Anyway, seeing this billboard on a daily basis with the telephone number prominently displayed, was beginning to get on my nerves. So I decided to call the number. After all, if you advertise your products on a billboard and display your telephone number, one can only assume that you want prospects like me to call you.

And if a prospect calls that number you better have the processes and systems in place to ensure that the person receiving the call passes it on to the right department. And you better have the right processes and systems in place to ensure that the next person in the process does what they are supposed to do. In this particular case, call the prospect back. Especially when we’re talking about a luxury product.

So anyway, I called the number and asked for information about the top of the range SUV. The receptionist was very pleasant and explained that she would get someone from the sales department to call me back. I gave her my mobile number and waited for the call. That was last Thursday, today is Sunday and I still haven’t heard anything. Bear in mind this vehicle costs over RM500,000 (US$166,000).

Generally the point of billboards is to create awareness. A telephone number is there in the hope that the keen, desperate consumer who wants the product so much that he will take the time to record the number and follow through with a call. Of course most of us just ignore billboards and the messages on them. Indeed, it’s rare for a prospect to call. But there are always incoming calls that may just result in an easy sale to one person who may become a customer for life so if you don’t have those basic processes and systems in place to take the information and pass it on, what is the point of advertising?

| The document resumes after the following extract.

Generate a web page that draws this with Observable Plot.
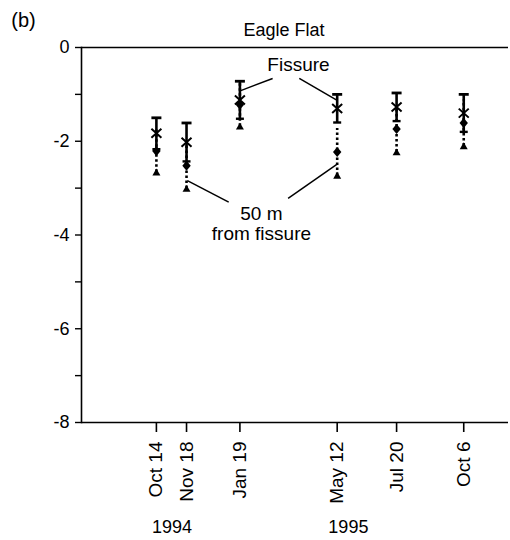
<!DOCTYPE html>
<html>
<head>
<meta charset="utf-8">
<script src="https://cdn.jsdelivr.net/npm/d3@7"></script>
<script src="https://cdn.jsdelivr.net/npm/@observablehq/plot@0.6"></script>
<style>
  body { margin: 0; background: #fff; }
  #chart { width: 510px; height: 540px; }
</style>
</head>
<body>
<div id="chart"></div>
<script>
// Sampling dates and their axis labels
const sampleDates = ["1994-10-14", "1994-11-18", "1995-01-19", "1995-05-12", "1995-07-20", "1995-10-06"];
const dateLabels = ["Oct 14", "Nov 18", "Jan 19", "May 12", "Jul 20", "Oct 6"];

// Fissure series: mean with lower/upper bar ends
const fissureMean = [-1.83, -2.02, -1.12, -1.30, -1.27, -1.40];
const fissureLow  = [-2.17, -2.43, -1.52, -1.60, -1.57, -1.80];
const fissureHigh = [-1.50, -1.61, -0.72, -1.00, -0.97, -1.00];

// 50 m from fissure series: mean with lower/upper bar ends
const fiftyMean = [-2.21, -2.52, -1.22, -2.23, -1.74, -1.61];
const fiftyLow  = [-2.66, -3.01, -1.68, -2.73, -2.23, -2.10];
const fiftyHigh = [-1.76, -2.03, -0.76, -1.73, -1.25, -1.12];

// Axis ticks
const yTicks = [0, -1, -2, -3, -4, -5, -6, -7, -8];
const yearLabels = ["1994", "1995"];
const yearDates = ["1994-11-01", "1995-05-25"];

// Callout labels and their leader lines (data coordinates)
const calloutLabels = ["Fissure", "50 m\nfrom fissure"];
const calloutDates = ["1995-03-28", "1995-02-13"];
const calloutValues = [-0.37, -3.75];
const leaderFromDate  = ["1995-01-20", "1995-03-29", "1994-11-19", "1995-03-16"];
const leaderFromValue = [-0.92, -0.66, -2.84, -3.22];
const leaderToDate    = ["1995-02-26", "1995-05-12", "1995-01-06", "1995-05-12"];
const leaderToValue   = [-0.66, -1.13, -3.30, -2.49];

const parse = d3.utcParse("%Y-%m-%d");
const dates = sampleDates.map(parse);

const rows = dates.map((date, i) => ({
  date,
  fm: fissureMean[i], fl: fissureLow[i], fh: fissureHigh[i],
  qm: fiftyMean[i], ql: fiftyLow[i], qh: fiftyHigh[i]
}));
const callouts = calloutLabels.map((text, i) => ({ text, date: parse(calloutDates[i]), v: calloutValues[i] }));
const leaders = leaderFromDate.map((d, i) => ({
  x1: parse(d), y1: leaderFromValue[i], x2: parse(leaderToDate[i]), y2: leaderToValue[i]
}));
const years = yearLabels.map((text, i) => ({ text, date: parse(yearDates[i]) }));

// Marker shapes
const unit = (size) => Math.sqrt(size / Math.PI);
const capSymbol = { draw(ctx, size) { const r = unit(size); ctx.moveTo(-r, 0); ctx.lineTo(r, 0); } };
const crossSymbol = { draw(ctx, size) { const r = unit(size); ctx.moveTo(-r, -r * 0.9); ctx.lineTo(r, r * 0.9); ctx.moveTo(-r, r * 0.9); ctx.lineTo(r, -r * 0.9); } };
const diamondSymbol = { draw(ctx, size) { const r = unit(size); ctx.moveTo(0, -r * 1.2); ctx.lineTo(r, 0); ctx.lineTo(0, r * 1.2); ctx.lineTo(-r, 0); ctx.closePath(); } };
const triangleSymbol = { draw(ctx, size) { const r = unit(size); ctx.moveTo(0, -r * 0.9); ctx.lineTo(r, r * 0.8); ctx.lineTo(-r, r * 0.8); ctx.closePath(); } };

const font = "'Liberation Sans', Arial, Helvetica, sans-serif";

const chart = Plot.plot({
  width: 510,
  height: 540,
  marginLeft: 81,
  marginRight: 2,
  marginTop: 47,
  marginBottom: 118,
  style: { fontFamily: font, background: "#fff", color: "#000", overflow: "visible" },
  x: { type: "utc", domain: [parse("1994-07-19"), parse("1995-11-27")], label: null },
  y: { domain: [-8, 0], label: null },
  marks: [
    Plot.ruleY([0, -8], { stroke: "#000", strokeWidth: 1.6 }),
    Plot.frame({ anchor: "left", stroke: "#000", strokeWidth: 1.6 }),
    Plot.axisY({
      ticks: yTicks,
      tickFormat: (d) => (d % 2 === 0 ? String(d) : ""),
      tickSize: 6, tickPadding: 6, fontSize: 18, strokeWidth: 1.4, label: null
    }),
    Plot.axisX({
      ticks: dates,
      tickFormat: (d) => dateLabels[dates.findIndex((t) => +t === +d)],
      tickSize: 10, tickPadding: 9, tickRotate: -90, fontSize: 19, strokeWidth: 1.6, label: null
    }),
    Plot.text(years, { x: "date", frameAnchor: "bottom", lineAnchor: "middle", dy: 105, text: "text", fontSize: 18 }),
    Plot.text(["(b)"], { frameAnchor: "top-left", lineAnchor: "middle", dx: -58, dy: -27, text: (d) => d, fontSize: 20, textAnchor: "middle" }),
    Plot.text(["Eagle Flat"], { frameAnchor: "top", lineAnchor: "middle", dx: -11, dy: -17, text: (d) => d, fontSize: 18 }),

    // 50 m from fissure: dotted bars
    Plot.ruleX(rows, { x: "date", y1: "ql", y2: "qh", stroke: "#000", strokeWidth: 2.6, strokeDasharray: "2.5,2.5" }),
    Plot.dot(rows, { x: "date", y: "ql", symbol: triangleSymbol, r: 4, fill: "#000", stroke: "none" }),

    // Fissure: solid bars with caps
    Plot.ruleX(rows, { x: "date", y1: "fl", y2: "fh", stroke: "#000", strokeWidth: 2.6 }),
    Plot.dot(rows, { x: "date", y: "fh", symbol: capSymbol, r: 5, stroke: "#000", strokeWidth: 2.8, fill: "none" }),
    Plot.dot(rows, { x: "date", y: "fl", symbol: capSymbol, r: 4, stroke: "#000", strokeWidth: 2.4, fill: "none" }),

    // Means
    Plot.dot(rows, { x: "date", y: "qm", symbol: diamondSymbol, r: 4.2, fill: "#000", stroke: "none" }),
    Plot.dot(rows, { x: "date", y: "fm", symbol: crossSymbol, r: 5, stroke: "#000", strokeWidth: 2, fill: "none" }),

    // Callouts
    Plot.link(leaders, { x1: "x1", y1: "y1", x2: "x2", y2: "y2", stroke: "#000", strokeWidth: 1.5 }),
    Plot.text(callouts, { x: "date", y: "v", text: "text", fontSize: 19, lineHeight: 1.05, fill: "#000" })
  ]
});

document.getElementById("chart").append(chart);
</script>
</body>
</html>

Here are some more tips that will help this company improve its profitability, the most important metric for branding:

1) The era of the global ad buy is over. Different markets require different communications strategies. Whilst it may make sense to create awareness of a luxury product via national papers in relatively wealthy western markets, it is a waste of money in developing markets where the demand for luxury products is limited to only a few.

2) Brand building is about the long term. When you launch new products they will, if you are extremely lucky, fly off the shelves or out of the showroom. But this is the exception, not the rule. And anyway, this doesn’t mean that you can become complacent, sit back, put your feet up and relax. Your competition will soon catch up and your moment in the limelight will soon be over.

3) The whole point of mass market advertising such as billboards and newspaper ads is to create awareness with mass markets. That is why weekend copies of daily newspapers are full of ads for hypermarkets, supermarkets, discount stores, sales and so on. But luxury products require more than a mass market tactic to make a sale. If you must use these old fashioned tools, use them to develop a database of prospects so that you can qualify those prospects and invite them to your showroom if you think they have potential.

4) Many companies will have a system in place to act on incoming enquiries. But who is responsible for ensuring those enquiries are acted on? The system must also ensure incoming enquiries are reported to sales management so that they can follow up with the sales department.

5) Brands are built on offerings of economic, experiential and emotional value. That journey begins with the first contact. It doesn’t matter how much you spend on advertising, if you can’t deliver that value, prospects will go elsewhere.

Now I’m going to call BMW to get more information on the X5.